▸ EXERCISE OBJECTIVE: Gather each line of the entries below that includes "with".

▸ TASK INPUT:
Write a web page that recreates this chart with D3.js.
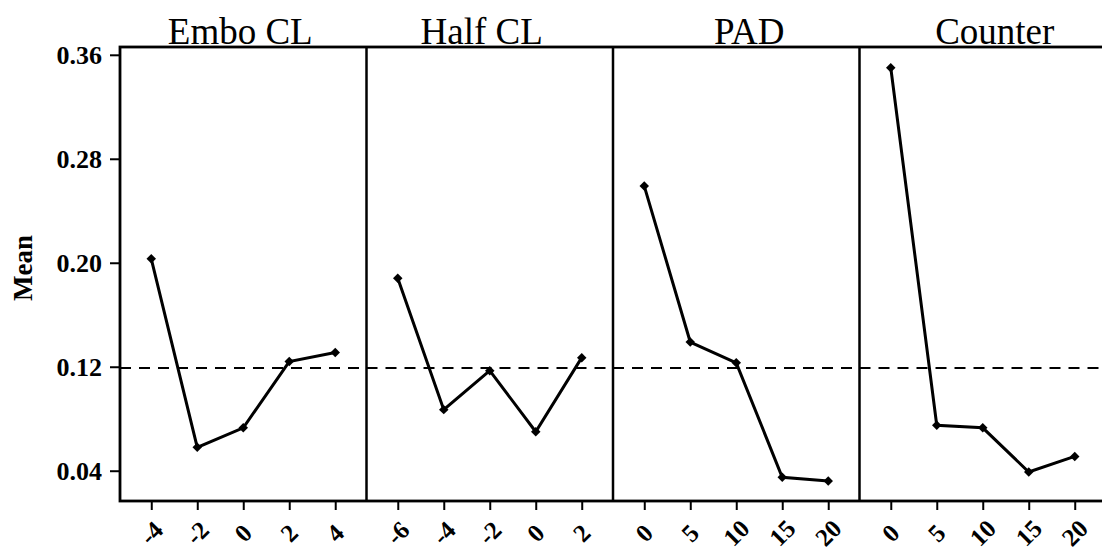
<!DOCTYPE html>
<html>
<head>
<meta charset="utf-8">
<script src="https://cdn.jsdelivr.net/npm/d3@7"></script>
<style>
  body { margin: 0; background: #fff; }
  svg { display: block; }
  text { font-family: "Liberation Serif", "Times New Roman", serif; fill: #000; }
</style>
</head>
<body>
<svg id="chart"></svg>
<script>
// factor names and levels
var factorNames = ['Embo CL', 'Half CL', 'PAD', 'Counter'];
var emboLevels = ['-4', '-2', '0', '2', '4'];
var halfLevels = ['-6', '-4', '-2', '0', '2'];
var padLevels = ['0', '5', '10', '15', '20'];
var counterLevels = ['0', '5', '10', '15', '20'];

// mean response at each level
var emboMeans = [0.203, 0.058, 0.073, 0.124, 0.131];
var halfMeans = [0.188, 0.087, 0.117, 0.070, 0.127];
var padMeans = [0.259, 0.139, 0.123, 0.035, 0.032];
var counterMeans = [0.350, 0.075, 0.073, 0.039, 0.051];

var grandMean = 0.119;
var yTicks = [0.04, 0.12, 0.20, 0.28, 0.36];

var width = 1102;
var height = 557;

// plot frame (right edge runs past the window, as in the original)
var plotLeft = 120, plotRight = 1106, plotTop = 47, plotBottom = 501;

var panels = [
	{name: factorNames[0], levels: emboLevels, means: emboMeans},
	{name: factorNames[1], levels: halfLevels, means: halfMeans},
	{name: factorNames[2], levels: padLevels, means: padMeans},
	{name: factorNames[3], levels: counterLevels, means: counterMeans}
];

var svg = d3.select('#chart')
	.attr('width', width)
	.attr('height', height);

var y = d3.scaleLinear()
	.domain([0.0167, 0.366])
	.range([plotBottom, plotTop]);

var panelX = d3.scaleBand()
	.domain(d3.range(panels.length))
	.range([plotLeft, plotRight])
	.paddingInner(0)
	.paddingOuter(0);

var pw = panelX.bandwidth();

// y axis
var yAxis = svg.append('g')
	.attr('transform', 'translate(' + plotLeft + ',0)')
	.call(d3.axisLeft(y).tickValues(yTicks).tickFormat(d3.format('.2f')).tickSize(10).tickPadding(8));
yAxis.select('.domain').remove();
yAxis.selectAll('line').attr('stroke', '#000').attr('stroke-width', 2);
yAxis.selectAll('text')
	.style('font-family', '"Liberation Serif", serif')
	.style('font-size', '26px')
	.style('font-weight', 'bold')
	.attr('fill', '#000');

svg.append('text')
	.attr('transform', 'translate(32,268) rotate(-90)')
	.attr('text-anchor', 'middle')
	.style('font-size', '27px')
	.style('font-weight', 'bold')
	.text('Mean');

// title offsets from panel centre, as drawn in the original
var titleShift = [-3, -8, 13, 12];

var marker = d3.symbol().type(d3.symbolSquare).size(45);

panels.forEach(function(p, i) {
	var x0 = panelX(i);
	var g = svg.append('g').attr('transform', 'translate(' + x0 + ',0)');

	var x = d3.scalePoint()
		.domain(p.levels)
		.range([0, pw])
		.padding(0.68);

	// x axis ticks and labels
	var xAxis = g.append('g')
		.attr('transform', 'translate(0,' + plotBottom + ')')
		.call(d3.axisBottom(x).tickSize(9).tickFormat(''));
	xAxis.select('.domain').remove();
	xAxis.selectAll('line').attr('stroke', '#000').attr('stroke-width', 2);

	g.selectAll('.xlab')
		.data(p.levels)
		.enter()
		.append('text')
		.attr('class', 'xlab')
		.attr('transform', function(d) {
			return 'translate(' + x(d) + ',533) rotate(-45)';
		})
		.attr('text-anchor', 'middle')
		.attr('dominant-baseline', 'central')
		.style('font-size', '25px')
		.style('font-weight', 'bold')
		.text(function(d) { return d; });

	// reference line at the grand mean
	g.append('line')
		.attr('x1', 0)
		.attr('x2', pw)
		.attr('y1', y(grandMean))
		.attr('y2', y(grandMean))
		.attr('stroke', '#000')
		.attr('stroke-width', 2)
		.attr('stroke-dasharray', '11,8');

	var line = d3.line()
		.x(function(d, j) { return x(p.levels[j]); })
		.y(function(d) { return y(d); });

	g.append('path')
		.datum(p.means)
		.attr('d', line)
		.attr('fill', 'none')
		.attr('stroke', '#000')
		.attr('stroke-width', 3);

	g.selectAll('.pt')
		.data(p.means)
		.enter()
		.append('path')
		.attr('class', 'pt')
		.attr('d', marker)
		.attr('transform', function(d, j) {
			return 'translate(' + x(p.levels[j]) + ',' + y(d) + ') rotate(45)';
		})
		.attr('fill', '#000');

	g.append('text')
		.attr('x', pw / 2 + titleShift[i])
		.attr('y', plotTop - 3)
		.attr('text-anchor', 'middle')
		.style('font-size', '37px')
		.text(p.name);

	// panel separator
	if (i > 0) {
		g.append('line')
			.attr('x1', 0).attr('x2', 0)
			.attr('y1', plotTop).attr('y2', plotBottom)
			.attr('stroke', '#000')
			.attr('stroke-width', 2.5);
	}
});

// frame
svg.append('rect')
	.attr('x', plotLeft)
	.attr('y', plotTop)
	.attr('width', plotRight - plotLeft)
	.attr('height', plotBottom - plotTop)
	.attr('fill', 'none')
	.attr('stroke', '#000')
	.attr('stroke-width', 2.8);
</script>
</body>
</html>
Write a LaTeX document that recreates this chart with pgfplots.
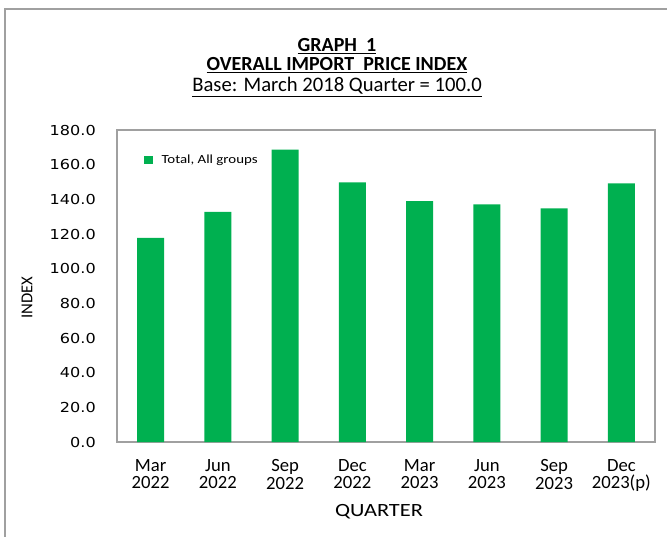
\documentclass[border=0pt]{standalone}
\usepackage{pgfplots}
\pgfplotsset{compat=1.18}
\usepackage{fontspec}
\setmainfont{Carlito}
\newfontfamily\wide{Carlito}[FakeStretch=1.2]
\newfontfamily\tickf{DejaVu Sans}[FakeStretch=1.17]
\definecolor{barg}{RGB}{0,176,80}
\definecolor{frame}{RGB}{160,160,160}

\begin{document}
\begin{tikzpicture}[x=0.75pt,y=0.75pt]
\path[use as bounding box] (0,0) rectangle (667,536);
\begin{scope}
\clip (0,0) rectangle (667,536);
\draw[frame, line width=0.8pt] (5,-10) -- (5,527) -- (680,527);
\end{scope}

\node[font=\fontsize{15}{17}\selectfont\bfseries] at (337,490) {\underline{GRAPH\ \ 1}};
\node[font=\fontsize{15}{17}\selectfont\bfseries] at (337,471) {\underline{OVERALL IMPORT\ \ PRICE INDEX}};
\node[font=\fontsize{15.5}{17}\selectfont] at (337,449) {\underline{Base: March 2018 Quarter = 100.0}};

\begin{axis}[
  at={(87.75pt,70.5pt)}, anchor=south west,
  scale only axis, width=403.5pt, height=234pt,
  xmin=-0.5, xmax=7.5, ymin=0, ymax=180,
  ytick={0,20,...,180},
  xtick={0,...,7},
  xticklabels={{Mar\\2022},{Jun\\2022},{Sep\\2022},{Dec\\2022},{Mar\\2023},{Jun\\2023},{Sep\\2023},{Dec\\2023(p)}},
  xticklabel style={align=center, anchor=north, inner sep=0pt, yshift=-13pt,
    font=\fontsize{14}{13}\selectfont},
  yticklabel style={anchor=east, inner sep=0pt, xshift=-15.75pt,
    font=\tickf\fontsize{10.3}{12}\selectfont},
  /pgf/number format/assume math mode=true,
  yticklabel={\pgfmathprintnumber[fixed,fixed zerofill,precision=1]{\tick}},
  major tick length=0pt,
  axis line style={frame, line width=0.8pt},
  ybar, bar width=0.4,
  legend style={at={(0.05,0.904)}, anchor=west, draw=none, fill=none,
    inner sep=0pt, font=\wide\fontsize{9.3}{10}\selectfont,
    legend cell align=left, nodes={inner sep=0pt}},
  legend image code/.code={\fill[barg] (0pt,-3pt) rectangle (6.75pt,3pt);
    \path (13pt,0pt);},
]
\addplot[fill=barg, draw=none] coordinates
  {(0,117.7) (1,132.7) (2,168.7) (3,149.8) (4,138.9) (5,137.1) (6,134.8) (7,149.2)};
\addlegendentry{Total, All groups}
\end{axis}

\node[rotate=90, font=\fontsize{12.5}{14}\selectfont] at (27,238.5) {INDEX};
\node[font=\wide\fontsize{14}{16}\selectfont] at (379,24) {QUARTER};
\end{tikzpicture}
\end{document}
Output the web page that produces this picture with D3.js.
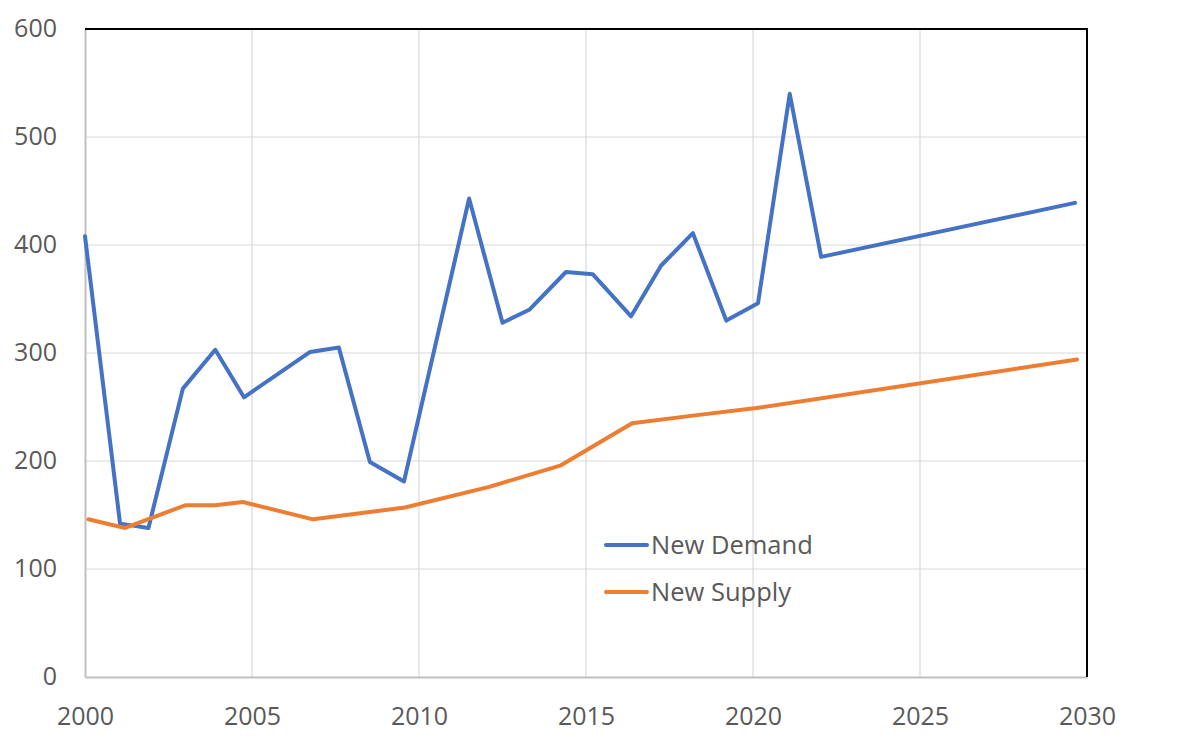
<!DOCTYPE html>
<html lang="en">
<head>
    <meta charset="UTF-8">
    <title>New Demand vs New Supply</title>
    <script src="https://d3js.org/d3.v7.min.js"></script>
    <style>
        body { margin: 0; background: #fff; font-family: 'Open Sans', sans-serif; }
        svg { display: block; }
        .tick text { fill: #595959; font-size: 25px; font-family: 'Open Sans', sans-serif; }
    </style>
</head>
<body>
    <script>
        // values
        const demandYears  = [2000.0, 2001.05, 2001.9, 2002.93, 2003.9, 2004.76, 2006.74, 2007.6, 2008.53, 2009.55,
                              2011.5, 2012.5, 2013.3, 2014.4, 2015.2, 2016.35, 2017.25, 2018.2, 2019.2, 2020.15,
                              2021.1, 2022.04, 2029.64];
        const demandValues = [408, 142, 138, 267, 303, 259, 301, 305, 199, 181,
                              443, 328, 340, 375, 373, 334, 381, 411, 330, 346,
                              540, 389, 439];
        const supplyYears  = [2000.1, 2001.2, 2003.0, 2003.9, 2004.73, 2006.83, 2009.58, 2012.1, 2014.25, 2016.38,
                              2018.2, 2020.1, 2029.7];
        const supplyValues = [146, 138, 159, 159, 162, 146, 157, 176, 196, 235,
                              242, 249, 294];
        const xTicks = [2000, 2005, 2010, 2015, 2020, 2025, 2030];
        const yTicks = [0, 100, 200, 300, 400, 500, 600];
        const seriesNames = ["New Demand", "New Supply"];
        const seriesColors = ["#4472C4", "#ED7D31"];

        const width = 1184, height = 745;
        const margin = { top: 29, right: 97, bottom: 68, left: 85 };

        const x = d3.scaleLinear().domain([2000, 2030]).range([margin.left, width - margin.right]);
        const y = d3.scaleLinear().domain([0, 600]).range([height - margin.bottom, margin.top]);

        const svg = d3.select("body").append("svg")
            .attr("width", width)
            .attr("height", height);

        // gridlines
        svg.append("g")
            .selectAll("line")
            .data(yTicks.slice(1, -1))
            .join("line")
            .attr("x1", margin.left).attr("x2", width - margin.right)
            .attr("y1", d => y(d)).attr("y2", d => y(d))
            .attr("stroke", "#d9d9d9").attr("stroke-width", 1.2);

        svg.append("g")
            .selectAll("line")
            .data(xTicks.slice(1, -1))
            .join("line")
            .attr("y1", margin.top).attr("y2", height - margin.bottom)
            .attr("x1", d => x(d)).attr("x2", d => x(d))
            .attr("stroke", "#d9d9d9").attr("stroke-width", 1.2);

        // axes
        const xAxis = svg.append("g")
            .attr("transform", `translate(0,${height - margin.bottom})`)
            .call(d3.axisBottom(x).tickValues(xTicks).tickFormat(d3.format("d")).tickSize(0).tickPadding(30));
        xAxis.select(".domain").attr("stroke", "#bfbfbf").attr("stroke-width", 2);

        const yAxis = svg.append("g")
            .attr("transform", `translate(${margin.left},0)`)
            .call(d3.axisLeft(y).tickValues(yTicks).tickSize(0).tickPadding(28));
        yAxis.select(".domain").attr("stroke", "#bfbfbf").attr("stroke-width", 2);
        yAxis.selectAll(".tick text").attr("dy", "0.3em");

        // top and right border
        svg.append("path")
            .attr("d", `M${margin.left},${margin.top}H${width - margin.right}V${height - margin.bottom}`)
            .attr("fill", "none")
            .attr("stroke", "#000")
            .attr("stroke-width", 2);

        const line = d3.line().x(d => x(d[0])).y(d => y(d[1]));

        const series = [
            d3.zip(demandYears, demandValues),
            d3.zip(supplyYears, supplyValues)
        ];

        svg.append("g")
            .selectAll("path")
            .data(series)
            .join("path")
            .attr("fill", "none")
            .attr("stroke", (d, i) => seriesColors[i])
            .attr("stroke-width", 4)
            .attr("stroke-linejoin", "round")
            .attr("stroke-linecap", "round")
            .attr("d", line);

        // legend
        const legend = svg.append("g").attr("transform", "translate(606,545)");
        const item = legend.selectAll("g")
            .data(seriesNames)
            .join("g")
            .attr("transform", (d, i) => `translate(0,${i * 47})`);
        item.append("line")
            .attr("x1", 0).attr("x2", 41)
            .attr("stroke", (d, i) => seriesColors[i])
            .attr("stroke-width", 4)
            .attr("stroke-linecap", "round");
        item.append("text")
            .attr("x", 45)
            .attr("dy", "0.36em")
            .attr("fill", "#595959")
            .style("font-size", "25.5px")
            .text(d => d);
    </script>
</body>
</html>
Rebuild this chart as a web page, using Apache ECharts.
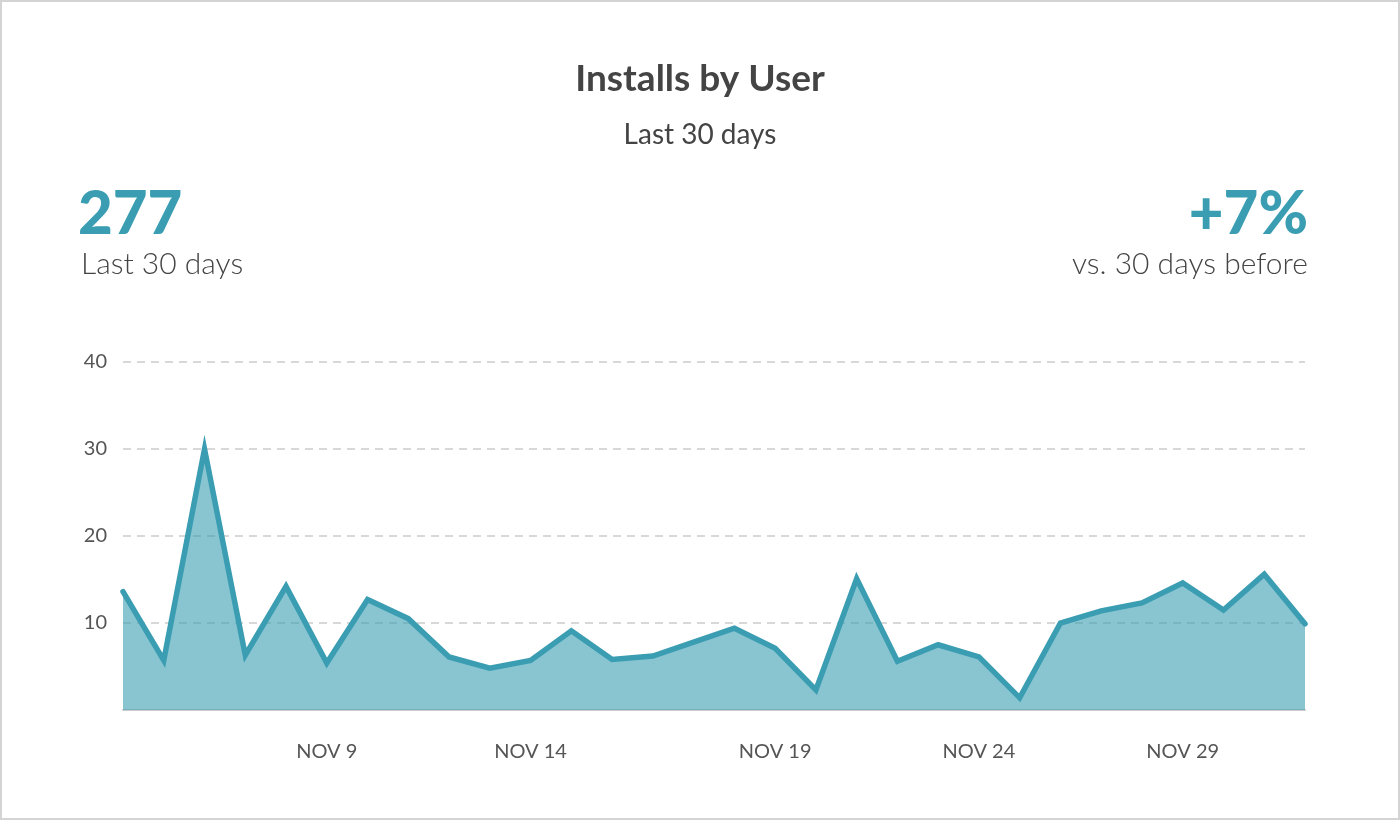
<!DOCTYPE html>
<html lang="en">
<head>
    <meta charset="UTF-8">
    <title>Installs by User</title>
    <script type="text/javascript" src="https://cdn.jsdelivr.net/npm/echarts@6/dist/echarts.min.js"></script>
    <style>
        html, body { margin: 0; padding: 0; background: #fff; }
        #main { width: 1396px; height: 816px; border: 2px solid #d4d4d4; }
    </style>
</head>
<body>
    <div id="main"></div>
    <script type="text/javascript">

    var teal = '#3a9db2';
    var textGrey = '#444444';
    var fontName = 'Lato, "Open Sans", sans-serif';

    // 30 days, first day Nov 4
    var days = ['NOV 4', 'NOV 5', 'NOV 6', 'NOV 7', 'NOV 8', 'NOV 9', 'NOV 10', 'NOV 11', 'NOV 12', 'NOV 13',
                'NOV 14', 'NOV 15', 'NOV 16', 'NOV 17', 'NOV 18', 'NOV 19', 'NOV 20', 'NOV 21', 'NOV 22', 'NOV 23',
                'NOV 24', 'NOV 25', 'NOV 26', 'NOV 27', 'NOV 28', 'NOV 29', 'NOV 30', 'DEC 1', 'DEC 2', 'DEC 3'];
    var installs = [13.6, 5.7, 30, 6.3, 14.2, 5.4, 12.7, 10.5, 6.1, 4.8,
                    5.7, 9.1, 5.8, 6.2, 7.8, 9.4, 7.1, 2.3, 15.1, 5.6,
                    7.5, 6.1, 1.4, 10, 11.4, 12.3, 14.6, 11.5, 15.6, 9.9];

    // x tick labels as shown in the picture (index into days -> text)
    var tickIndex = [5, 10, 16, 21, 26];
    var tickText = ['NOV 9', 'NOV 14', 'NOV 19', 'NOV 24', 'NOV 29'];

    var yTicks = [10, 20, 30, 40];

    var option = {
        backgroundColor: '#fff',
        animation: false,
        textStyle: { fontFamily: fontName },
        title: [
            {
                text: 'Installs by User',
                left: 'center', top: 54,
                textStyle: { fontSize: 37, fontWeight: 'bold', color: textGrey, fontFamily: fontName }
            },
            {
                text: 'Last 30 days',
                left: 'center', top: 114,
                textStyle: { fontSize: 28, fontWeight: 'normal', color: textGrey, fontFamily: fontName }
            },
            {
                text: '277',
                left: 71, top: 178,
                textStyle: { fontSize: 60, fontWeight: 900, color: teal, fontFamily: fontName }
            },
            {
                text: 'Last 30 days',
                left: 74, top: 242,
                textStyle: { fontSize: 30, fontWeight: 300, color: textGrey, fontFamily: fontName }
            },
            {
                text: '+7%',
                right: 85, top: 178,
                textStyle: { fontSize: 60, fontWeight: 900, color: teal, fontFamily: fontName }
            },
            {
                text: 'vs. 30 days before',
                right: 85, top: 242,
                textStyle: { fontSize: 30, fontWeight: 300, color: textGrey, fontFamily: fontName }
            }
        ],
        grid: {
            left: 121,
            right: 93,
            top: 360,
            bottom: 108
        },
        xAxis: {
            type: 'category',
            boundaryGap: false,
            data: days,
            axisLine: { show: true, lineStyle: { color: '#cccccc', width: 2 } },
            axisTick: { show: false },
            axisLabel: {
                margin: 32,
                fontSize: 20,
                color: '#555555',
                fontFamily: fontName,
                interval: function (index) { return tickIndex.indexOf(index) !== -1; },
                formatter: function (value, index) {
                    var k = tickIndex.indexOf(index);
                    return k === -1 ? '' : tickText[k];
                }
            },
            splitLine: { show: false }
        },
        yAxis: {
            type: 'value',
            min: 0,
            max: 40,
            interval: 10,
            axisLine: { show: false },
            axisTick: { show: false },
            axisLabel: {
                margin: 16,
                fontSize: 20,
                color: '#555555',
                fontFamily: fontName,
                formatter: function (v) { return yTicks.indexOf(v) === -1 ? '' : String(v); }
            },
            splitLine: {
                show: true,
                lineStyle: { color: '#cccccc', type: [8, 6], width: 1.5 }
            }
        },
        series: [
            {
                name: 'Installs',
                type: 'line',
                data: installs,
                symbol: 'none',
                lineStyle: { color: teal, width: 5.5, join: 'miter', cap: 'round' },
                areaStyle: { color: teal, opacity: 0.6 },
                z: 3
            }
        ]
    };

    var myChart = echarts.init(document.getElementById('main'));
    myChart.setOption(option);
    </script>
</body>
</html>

▸ RESULT OF THIS TASK:
Write a web page that recreates this chart with D3.js.
Write a LaTeX document that recreates this chart with pgfplots.
Output the web page that produces this picture with D3.js.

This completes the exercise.